I'm realising HTTP scraping for multiple hashes. Though I know scraping is not widely used by clients (the only one I know is Transmission, tell me if you know more), what could be a reasonable limit of info-hashes for the scraper to process and response?
For an UDP tracker it's 74 at a time.
Currently my idea is 10.
What should be the optimal cache ttl for scrape responses before hitting db for renewed statistics?
While scraping do we have to give full v2 info hashes in bencoded files array or truncated ones?
P.S. Also is it a good idea to record peer's listening port instead of the one which is being sent in &port GET parameter to help some peers behind a NAT?

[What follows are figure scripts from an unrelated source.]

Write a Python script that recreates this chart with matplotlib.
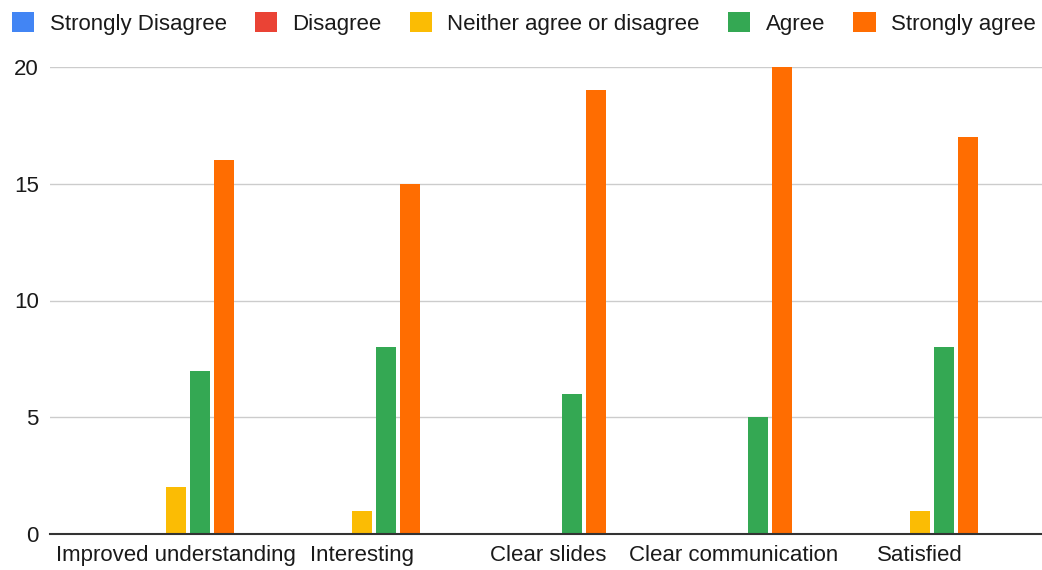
import matplotlib
matplotlib.use("Agg")
import matplotlib.pyplot as plt
from matplotlib.patches import Patch
import numpy as np

plt.rcParams['font.family'] = ['Liberation Sans', 'DejaVu Sans']

categories = ["Improved understanding", "Interesting", "Clear slides",
              "Clear communication", "Satisfied"]
series_names = ["Strongly Disagree", "Disagree", "Neither agree or disagree",
                "Agree", "Strongly agree"]
strongly_disagree = [0, 0, 0, 0, 0]
disagree = [0, 0, 0, 0, 0]
neither = [2, 1, 0, 0, 1]
agree = [7, 8, 6, 5, 8]
strongly_agree = [16, 15, 19, 20, 17]
yticks = [0, 5, 10, 15, 20]

series_values = [strongly_disagree, disagree, neither, agree, strongly_agree]
colors = ["#4285F4", "#EA4335", "#FBBC04", "#34A853", "#FF6D01"]

fig = plt.figure(figsize=(10.42, 5.70), dpi=100)
ax = fig.add_axes([50/1042, (570-534)/570, 1 - 50/1042, (534-67)/570])

x = np.arange(len(categories))
step = 24/186
width = 20/186
for i, (name, vals, c) in enumerate(zip(series_names, series_values, colors)):
    ax.bar(x + (i - 2) * step, vals, width=width, color=c, label=name,
           zorder=3, linewidth=0)

ax.set_xlim((50-176)/186, (1042-176)/186)
ax.set_ylim(0, 20)
ax.set_yticks(yticks)
ax.set_yticklabels([str(v) for v in yticks])
ax.set_xticks(x)
ax.set_xticklabels(categories)
ax.tick_params(axis='both', length=0, labelsize=16, colors='#1a1a1a')
ax.tick_params(axis='y', pad=8)
ax.tick_params(axis='x', pad=8)
for s in ax.spines.values():
    s.set_visible(False)
ax.yaxis.grid(True, color='#cccccc', linewidth=1, zorder=0)
ax.axhline(0, color='#333333', linewidth=1.5, zorder=4, clip_on=False)

handles = [Patch(facecolor=c, edgecolor='none') for c in colors]
fig.legend(handles, series_names, loc='upper left', bbox_to_anchor=(0.0, 1.0),
           ncol=5, frameon=False, fontsize=16, handlelength=1.0,
           handleheight=1.0, handletextpad=0.68, columnspacing=1.28,
           borderaxespad=0.25, borderpad=0.3, labelcolor='#1a1a1a')

fig.savefig("out.png", dpi=100)
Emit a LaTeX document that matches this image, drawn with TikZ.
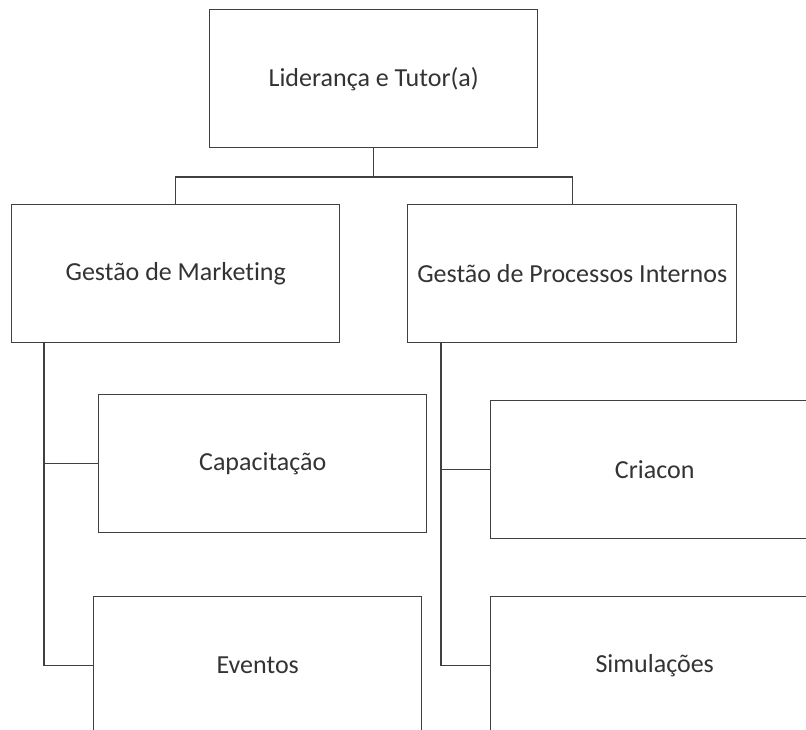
\documentclass[tikz,border=0pt]{standalone}
\usepackage{fontspec}
\setmainfont{Carlito}[Ligatures=NoCommon]
\newcommand{\px}{0.75pt}
\definecolor{boxline}{HTML}{404040}
\definecolor{boxtext}{HTML}{333333}

\begin{document}
\begin{tikzpicture}[rect/.style={draw=boxline, line width=1.1pt, rectangle, anchor=north west, minimum width=328*\px, minimum height=138*\px, inner sep=0pt, text=boxtext, font=\fontsize{19.5}{23}\selectfont},
    link/.style={draw=boxline, line width=0.9pt}]
    \useasboundingbox (0,0) rectangle (806*\px,-730*\px);
    \clip (0,0) rectangle (806*\px,-730*\px);

    % Top
    \node[rect] (lider) at (209*\px,-9*\px) {Lideran\c{c}a e Tutor(a)};

    % Second row
    \node[rect] (mkt) at (11*\px,-204*\px) {Gestão de Marketing};
    \node[rect, minimum width=329*\px] (proc) at (407*\px,-204*\px) {Gestão de Processos Internos};

    % Marketing
    \node[rect] (cap) at (98*\px,-394*\px) {Capacitação};
    \node[rect] (evt) at (93*\px,-596*\px) {Eventos};

    % Processos
    \node[rect] (cria) at (490*\px,-400*\px) {Criacon};
    \node[rect] (simu) at (490*\px,-596*\px) {Simulações};

    \coordinate (mktbar) at (44*\px,-342*\px);
    \coordinate (procbar) at (441*\px,-342*\px);
    \coordinate (top) at (lider.south |- 0,-177*\px);

    \draw[link] (lider.south) -- (top);
    \draw[link] (top) -| (mkt.north);
    \draw[link] (top) -| (proc.north);

    \draw[link] (mktbar) |- (cap.west);
    \draw[link] (mktbar) |- (evt.west);
    \draw[link] (procbar) |- (cria.west);
    \draw[link] (procbar) |- (simu.west);

\end{tikzpicture}
\end{document}
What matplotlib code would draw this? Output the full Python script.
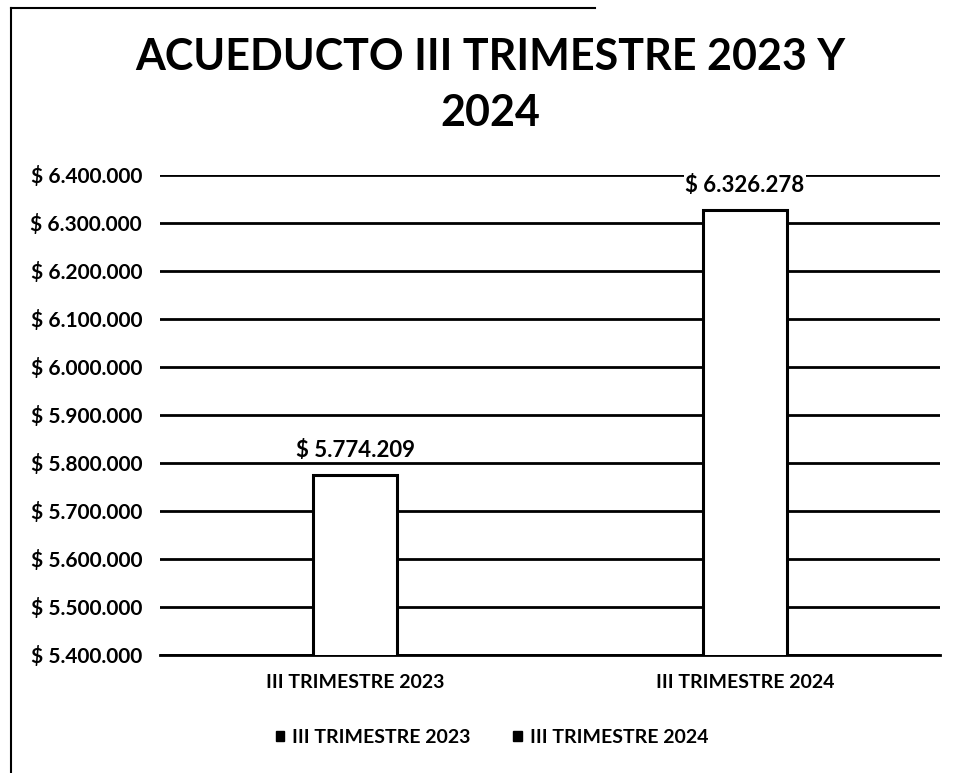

Accepting and processing a TCP/HTTP connection already costs some resources. So it's reasonable to support as infohashes as long as it only adds marginal costs on top of that. How much that is depends on your tracker implementation. If you're keeping all the data in efficient in-memory data structures (since peer lists are mostly ephemeral anyway) and don't need to query an external database it should be possible to look that up in microseconds.
Benchmark your tracker and find a point where the additional cost per infohash is still small compared to the cost of a connection.
As I wrote above, you really shouldn't be hitting a DB at all. But if you do anyway then you probably want to adjust the TTL dynamically based on swarm behavior. A new torrent will likely be a lot more dynamic than one that has existed for a few days.
A tracker should be oblivious to torrents. All it sees is hashes, ips and ports. So it won't know anything about v1 or v2 which means it has to use the truncated hashes.
libtorrent supports scraping so I'd expect any client based on it supporting it too.
This doesn't seem relevant at all to scrapes.